Data volume must be similar. A production orders table with 100 million rows behaves very differently from a test table with 10,000 rows. Execution plans change. Index scans become full table scans.
Log level must be the same. That client’s failure was here. WARN in test, INFO in production – disk I/O was massively higher.
Dependencies should be real or realistic. If you mock a payment gateway, the mock’s latency and behaviour must match the real one. If you call the real dependency, coordinate with the team – don’t take them down.
That client rebuilt their test environment: anonymised production data, hardware matching production, and the same log level. The next test accurately predicted production behaviour.
03 Write Realistic Scripts – Random Parameters, Real Pauses
Unrealistic scripts produce unrealistically good results.
Model user think time. Real users don’t hammer the API continuously. Add think time between requests – random intervals, say 100‑500ms.
Randomise parameters. Fixed parameters cause artificially high cache hit ratios or uneven load distribution. Use CSV files with a pool of realistic values (user IDs, product IDs). Each virtual user should get different inputs.
Assert on business status, not just HTTP status. An API can return HTTP 200 but a business error code (e.g., “insufficient inventory”). If your script only checks for 200, it will count failed requests as successes.
That client’s script only tested the checkout endpoint. On sale day, the login endpoint failed first. Users couldn’t get in, so the checkout endpoint never received any traffic.
04 Execute Gradually – Ramp Up, Find the Knee
Don’t hammer the system at full throttle from the start. Ramp up gradually.
Step load test. Start with 100 concurrent users, run for 3 minutes. Increase to 500, run for 3 minutes. Increase to 1000, and so on. Observe TPS, response time, and error rate at each step.
Find the knee. When TPS stops increasing with concurrency and begins to drop, you’ve reached the system’s limit. That TPS number is your capacity.
Spike test. Simulate a sudden traffic burst. Go from idle to peak in seconds. See if the system can handle it.
Endurance test. Run at the target load for 30+ minutes. Watch for memory leaks, connection pool exhaustion, or gradual degradation.
That client only did a step load test. On sale day, traffic arrived as a spike, not a gradual ramp.

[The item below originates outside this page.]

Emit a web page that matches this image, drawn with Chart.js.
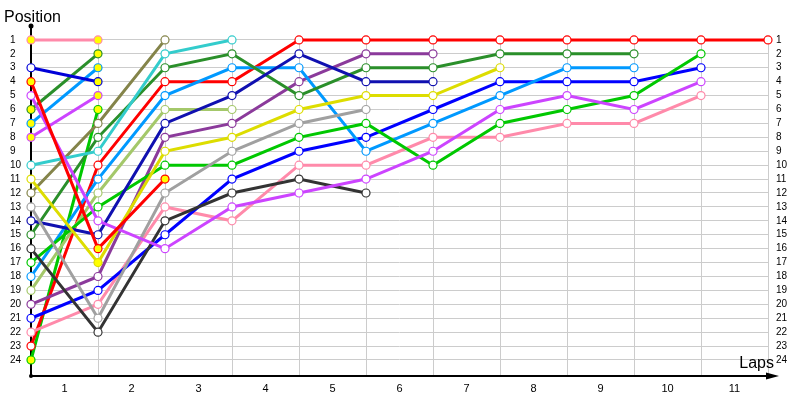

Their system wasn’t ready for the shape of the traffic.
05 Analyse Bottlenecks – Follow the Evidence
The test is done. You have numbers. Now find the bottleneck.
Which metric broke first? Did TPS plateau? Did response time spike? Did error rate rise? Did a system resource saturate? Identify the anomaly type first.
Layered investigation:
Application layer: endpoint latency distribution, GC logs, thread pool state
Database layer: slow queries, connection count, CPU
Cache layer: hit ratio, connection count
Middleware: queue depth, connection count
Infrastructure: CPU, memory, disk I/O, network bandwidth
Common bottlenecks:
TPS plateaus while CPU is low → lock contention, thread pool limits, slow external dependencies
CPU saturates → inefficient code, tight loops, CPU‑intensive work
Database CPU high → slow queries, missing indexes, unoptimised SQL
Disk I/O high → logging, temporary tables, swapping
Memory climbs steadily → memory leak
That client’s bottleneck turned out to be disk I/O. At the target concurrency, disk write latency jumped from 1ms to 200ms. The root cause was the higher log level in production, causing 30× more disk writes than in the test environment.
06 Optimise and Re‑test – Close the Loop
Find the bottleneck. Fix it. Then run the test again.
Validate the fix. Compare before/after. Did TPS increase? Did response time drop?
Regression test related scenarios. Ensure that fixing one bottleneck didn’t degrade another.
Update the baseline. The new performance numbers become your reference for the next test.
That client changed the log level back to WARN (and sampled critical business logs separately). The retest showed TPS climbing from 800 to 2200. Disk I/O returned to normal.
The Bottom Line
Load testing isn’t about running a script and generating a report. It’s the foundation of capacity planning and the last line of defence before a launch.
That client’s ops lead later said: “Load testing isn’t about proving how strong your system is. It’s about discovering how weak it is. The more weaknesses you find, the stronger it becomes after you fix them.”
Does your load test prove that you’re ready – or does it help you learn what you haven’t fixed yet?